Kenny having a girlfriend was a stroke of genius, to start with, and I absolutely knew from the moment the other boys heard the rumor that she was a chain-restaurant parking-lot skank that Kenny would be super psyched—and he didn’t let me down. When Cartman gave him the news that his new lady, fifth grader Tammy Warner, had given another boy a blowjob, Kenny’s “woo-hoo” was amazing. (Jimmy saying “If you guys found out my girlfriend was a raging whore, I’d want you to tell me” was pretty great, too.)
When Tammy spills the beans about her parking lot encounter directly to Kenny, he dances. Again—amazing.
But it can’t be that easy, of course, and I was a little worried that the introduction of the Jonas Brothers would lead to some of that aforementioned barrel-fishing. But, as we learned a little later in the episode, the real villain was the man behind the boys. Or rather the mouse behind the boys. But Kenny’s got a good plan: Get Tammy to the Jonas concert and she’ll get, in her words, tingly, and she won’t be able to resist him.

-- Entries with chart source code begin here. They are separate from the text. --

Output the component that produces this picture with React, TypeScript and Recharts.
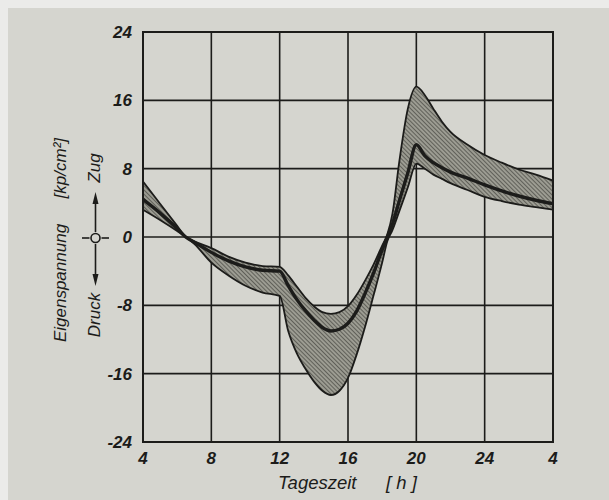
import React from 'react';
import {
  ComposedChart,
  Area,
  Line,
  XAxis,
  YAxis,
  CartesianGrid
} from 'recharts';

// Tageszeit in h (28 = 4 Uhr am Folgetag)
const hours = [4, 5, 6, 6.5, 7, 8, 9, 10, 11, 12, 12.5, 13, 13.5, 14, 14.5, 15, 15.5, 16, 16.5, 17, 17.5, 18, 18.3, 18.6, 19, 19.5, 20, 20.5, 21, 21.5, 22, 23, 24, 25, 26, 27, 28];

// Eigenspannung in kp/cm2
const upper = [6.5, 3.9, 1.3, 0, -0.5, -1.3, -2.3, -3.0, -3.4, -3.5, -4.5, -5.8, -7.1, -8.1, -8.8, -9.0, -8.8, -8.1, -6.8, -5.1, -3.2, -1.0, 0.3, 2.7, 8.8, 15.0, 17.6, 16.6, 15.0, 13.5, 12.3, 10.8, 9.6, 8.7, 7.9, 7.3, 6.6];
const middle = [4.4, 2.8, 1.0, 0, -0.6, -1.8, -2.8, -3.5, -3.9, -4.0, -5.7, -7.3, -8.6, -9.7, -10.6, -11.0, -10.8, -10.1, -8.7, -6.6, -4.2, -1.5, 0, 1.5, 4.2, 7.5, 10.8, 9.5, 8.7, 8.1, 7.6, 6.9, 6.1, 5.4, 4.8, 4.3, 3.9];
const lower = [3.2, 2.0, 0.7, 0, -0.8, -3.0, -4.5, -5.7, -6.5, -6.9, -11.0, -13.6, -15.4, -16.9, -18.0, -18.5, -18.0, -16.5, -13.8, -10.5, -6.8, -3.0, -0.5, 0.8, 3.0, 5.8, 8.6, 8.0, 7.3, 6.8, 6.3, 5.5, 4.7, 4.2, 3.8, 3.5, 3.2];

const xTicks = [4, 8, 12, 16, 20, 24, 28];
const xTickLabels = ['4', '8', '12', '16', '20', '24', '4'];
const yTicks = [-24, -16, -8, 0, 8, 16, 24];

const data = hours.map((h, i) => ({
  h,
  band: [lower[i], upper[i]],
  upper: upper[i],
  middle: middle[i],
  lower: lower[i]
}));

const font = '"Liberation Sans", Arial, sans-serif';
const ink = '#1c1c1a';

export default function App() {
  return (
    <div style={{ position: 'absolute', left: 0, top: 0, width: 609, height: 500, background: '#ebebe9' }}>
      <div style={{ position: 'absolute', left: 8, top: 8, width: 601, height: 492, background: '#d5d5cf' }} />
      <div style={{ position: 'absolute', left: 0, top: 0 }}>
        <ComposedChart width={609} height={500} data={data} margin={{ top: 32, right: 56, left: 103, bottom: 28 }}>
          <defs>
            <pattern id="hatch" width="3" height="3" patternUnits="userSpaceOnUse" patternTransform="rotate(-45)">
              <rect width="3" height="3" fill="#9c9c92" />
              <line x1="0" y1="0" x2="0" y2="3" stroke="#2e2e2a" strokeWidth="1.1" />
            </pattern>
          </defs>
          <CartesianGrid stroke={ink} strokeWidth={1.6} />
          <XAxis
            dataKey="h"
            type="number"
            domain={[4, 28]}
            ticks={xTicks}
            tickFormatter={(v: number) => xTickLabels[xTicks.indexOf(v)]}
            axisLine={{ stroke: ink, strokeWidth: 2 }}
            tickLine={false}
            height={30}
            tick={{ fill: ink, fontSize: 17, fontStyle: 'italic', fontWeight: 700, fontFamily: font }}
            tickMargin={4}
          />
          <YAxis
            type="number"
            domain={[-24, 24]}
            ticks={yTicks}
            axisLine={{ stroke: ink, strokeWidth: 2 }}
            tickLine={false}
            width={40}
            tick={{ fill: ink, fontSize: 17, fontStyle: 'italic', fontWeight: 700, fontFamily: font }}
            tickMargin={5}
          />
          <Area type="monotone" dataKey="band" fill="url(#hatch)" fillOpacity={1} stroke="none" isAnimationActive={false} />
          <Line type="monotone" dataKey="upper" stroke={ink} strokeWidth={1.8} dot={false} isAnimationActive={false} />
          <Line type="monotone" dataKey="lower" stroke={ink} strokeWidth={1.8} dot={false} isAnimationActive={false} />
          <Line type="monotone" dataKey="middle" stroke={ink} strokeWidth={3.4} dot={false} isAnimationActive={false} />
        </ComposedChart>
      </div>
      <svg width={609} height={500} style={{ position: 'absolute', left: 0, top: 0, pointerEvents: 'none' }}>
        <rect x={143} y={32} width={410} height={410} fill="none" stroke={ink} strokeWidth={2} />
        <text
          x={0}
          y={0}
          transform="translate(66 240) rotate(-90)"
          textAnchor="middle"
          fill={ink}
          fontSize={17}
          fontStyle="italic"
          fontFamily={font}
          fontWeight={500}
        >
          Eigenspannung{'\u2003\u2002'}[kp/cm²]
        </text>
        <text x={0} y={0} transform="translate(100 315) rotate(-90)" textAnchor="middle" fill={ink} fontSize={17} fontStyle="italic" fontFamily={font}>
          Druck
        </text>
        <text x={0} y={0} transform="translate(100 168) rotate(-90)" textAnchor="middle" fill={ink} fontSize={17} fontStyle="italic" fontFamily={font}>
          Zug
        </text>
        <line x1={95.5} y1={232} x2={95.5} y2={200} stroke={ink} strokeWidth={1.6} />
        <polygon points="95.5,192 92.5,204 98.5,204" fill={ink} />
        <line x1={95.5} y1={244} x2={95.5} y2={278} stroke={ink} strokeWidth={1.6} />
        <polygon points="95.5,286 92.5,274 98.5,274" fill={ink} />
        <line x1={82} y1={238} x2={89.5} y2={238} stroke={ink} strokeWidth={1.6} />
        <line x1={101.5} y1={238} x2={109} y2={238} stroke={ink} strokeWidth={1.6} />
        <circle cx={95.5} cy={238} r={4.5} fill="#d5d5cf" stroke={ink} strokeWidth={1.6} />
        <text x={278} y={489} fill={ink} fontSize={18.5} fontStyle="italic" fontFamily={font}>
          Tageszeit
        </text>
        <text x={386} y={489} fill={ink} fontSize={18.5} fontStyle="italic" fontFamily={font}>
          [ h ]
        </text>
      </svg>
    </div>
  );
}
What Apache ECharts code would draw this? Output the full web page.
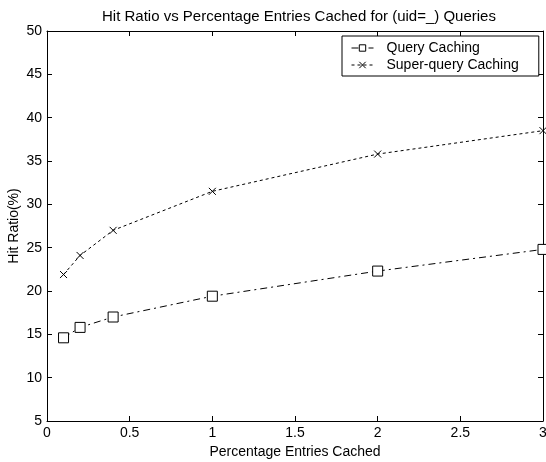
<!DOCTYPE html>
<html>
<head>
<meta charset="utf-8">
<script src="https://cdn.jsdelivr.net/npm/echarts@6/dist/echarts.min.js"></script>
<style>
  html, body { margin: 0; padding: 0; background: #fff; }
  #chart { width: 546px; height: 462px; }
</style>
</head>
<body>
<div id="chart"></div>
<script>
// 数据
var xValues = [0.1, 0.2, 0.4, 1, 2, 3];
var queryCaching = [14.6, 15.8, 17.0, 19.4, 22.3, 24.8];
var superQueryCaching = [21.9, 24.1, 27.0, 31.5, 35.8, 38.5];
var seriesNames = ['Query Caching', 'Super-query Caching'];

function pairs(xs, ys) {
  return xs.map(function (x, i) { return [x, ys[i]]; });
}

var font = 'Liberation Sans';
var chart = echarts.init(document.getElementById('chart'));

// 坐标轴公共样式 (刻度朝内, 黑色)
function tickAxis() {
  return {
    axisLine: { show: true, onZero: false, lineStyle: { color: '#000', width: 1 } },
    axisTick: { show: true, inside: true, length: 5, lineStyle: { color: '#000' } },
    splitLine: { show: false }
  };
}

chart.setOption({
  backgroundColor: '#fff',
  animation: false,
  title: {
    text: 'Hit Ratio vs Percentage Entries Cached for (uid=_) Queries',
    left: 97,
    top: 4,
    textStyle: { fontFamily: font, fontSize: 15, fontWeight: 'normal', color: '#000' }
  },
  grid: { left: 47, right: 3, top: 31, bottom: 41, outerBoundsMode: 'none', containLabel: false },
  legend: {
    orient: 'vertical',
    left: 342,
    top: 36,
    width: 195,
    padding: [5, 20, 4, 9],
    itemGap: 3,
    itemWidth: 22,
    itemHeight: 8,
    borderColor: '#000',
    borderWidth: 1,
    borderRadius: 0,
    backgroundColor: '#fff',
    itemStyle: { borderWidth: 1 },
    lineStyle: { width: 1 },
    textStyle: { fontFamily: font, fontSize: 14, color: '#000', padding: [0, 0, 0, 8] },
    data: seriesNames
  },
  xAxis: [
    Object.assign({
      type: 'value', min: 0, max: 3, interval: 0.5,
      name: 'Percentage Entries Cached',
      nameLocation: 'middle',
      nameGap: 24,
      nameMoveOverlap: false,
      nameTextStyle: { fontFamily: font, fontSize: 14, color: '#000' },
      axisLabel: { fontFamily: font, fontSize: 14, color: '#000', margin: 5, showMaxLabel: true }
    }, tickAxis()),
    Object.assign({
      type: 'value', min: 0, max: 3, interval: 0.5, position: 'top',
      axisLabel: { show: false }
    }, tickAxis())
  ],
  yAxis: [
    Object.assign({
      type: 'value', min: 5, max: 50, interval: 5,
      name: 'Hit Ratio(%)',
      nameLocation: 'middle',
      nameGap: 26,
      nameMoveOverlap: false,
      nameTextStyle: { fontFamily: font, fontSize: 14, color: '#000' },
      axisLabel: { fontFamily: font, fontSize: 14, color: '#000', margin: 5 }
    }, tickAxis()),
    Object.assign({
      type: 'value', min: 5, max: 50, interval: 5, position: 'right',
      axisLabel: { show: false }
    }, tickAxis())
  ],
  series: [
    {
      name: seriesNames[0],
      type: 'line',
      data: pairs(xValues, queryCaching),
      symbol: 'rect',
      symbolSize: 10,
      showAllSymbol: true,
      lineStyle: { color: '#000', width: 1, type: [7, 4, 2, 4] },
      itemStyle: { color: '#fff', borderColor: '#000', borderWidth: 1 },
      z: 3
    },
    {
      name: seriesNames[1],
      type: 'line',
      data: pairs(xValues, superQueryCaching),
      symbol: 'path://M0,0L10,10M10,0L0,10',
      symbolSize: 7,
      showAllSymbol: true,
      lineStyle: { color: '#000', width: 1, type: [3, 3] },
      itemStyle: { color: 'none', borderColor: '#000', borderWidth: 1 },
      z: 3
    }
  ]
});
</script>
</body>
</html>
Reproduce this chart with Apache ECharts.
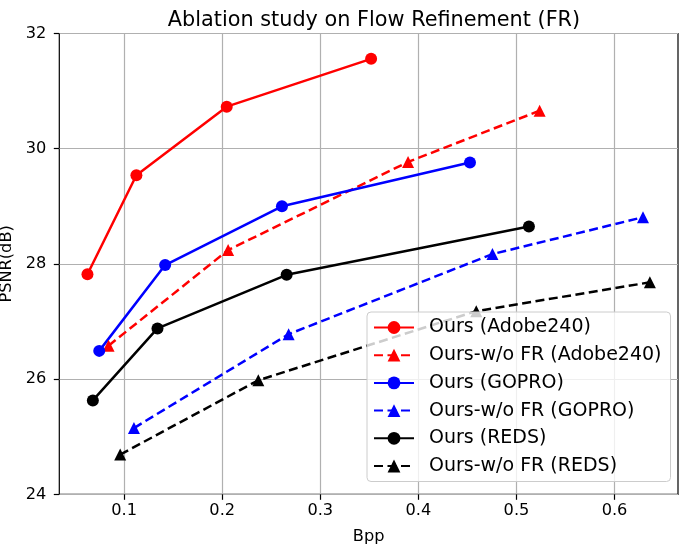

It works: The concert was pretty priceless, especially the shots of all the girls in the audience freaking out. Just when you think the South Park gents can’t come up with a filthy thought they haven’t already beaten into the ground, they give the world 8-year-old girls saying “My giney tickles!” But when those horny kids get invited backstage, it’s not for the requisite rock-star BJs—it’s to give them purity rings and share a love of Christ. Poor, poor Kenny—his fit at the bus stop was totally understandable. I felt his pain.
And then comes the sermonizing, which was heavy-handed (par for the course on SP these days), but with enough jokes to make it palatable. Mickey Mouse, posit the writers, is selling sex to young girls, then dressing it up as something wholesome. (Tough to argue that point, but it gives little credit to the fact that little girls also love the Jonas’ Bros’ crappy music.) The way it was presented, though, with Mickey himself giving a speech to the Jonases (and kicking the shit out of one) was amazing.
When Kyle, Stan, and Cartman can’t take Kenny’s boring behavior anymore—he’s watching Gray’s Anatomy!—they try and help, but Mickey is there to stop them, and deliver a speech that gets broadcast to the Jonas crowd. Again, very much on the nose and oversimple, but funny enough to justify it. “When little girls’ gineys tingle, I make money! And that’s because little girls are fucking stupid! Even the Christians are too fucking stupid to figure out I’m selling sex to their daughters. Because Christians are retarded! They believe in a talking dead guy!” (Bill Maher, watching at home, is probably cheering.)
And man, I was hoping against hope that Kenny would get that BJ after all of this, and praise be Jesus, he sure did. Yeah, he died for it, but I think that’s a bargain he would’ve gladly accepted.
Grade: A-
Stray observations:
— One of the few times you know exactly what Kenny says: “You want Tammy to give you a BJ?” “Of course, dude!”
— All the little girls mouths’ popping open was pretty great.
— The Jonas video/Kenny-is-bored montage was excellent, especially the snowman with the giant wang.
— “You like taking the Jonas Brothers’ hot foam in your faces?”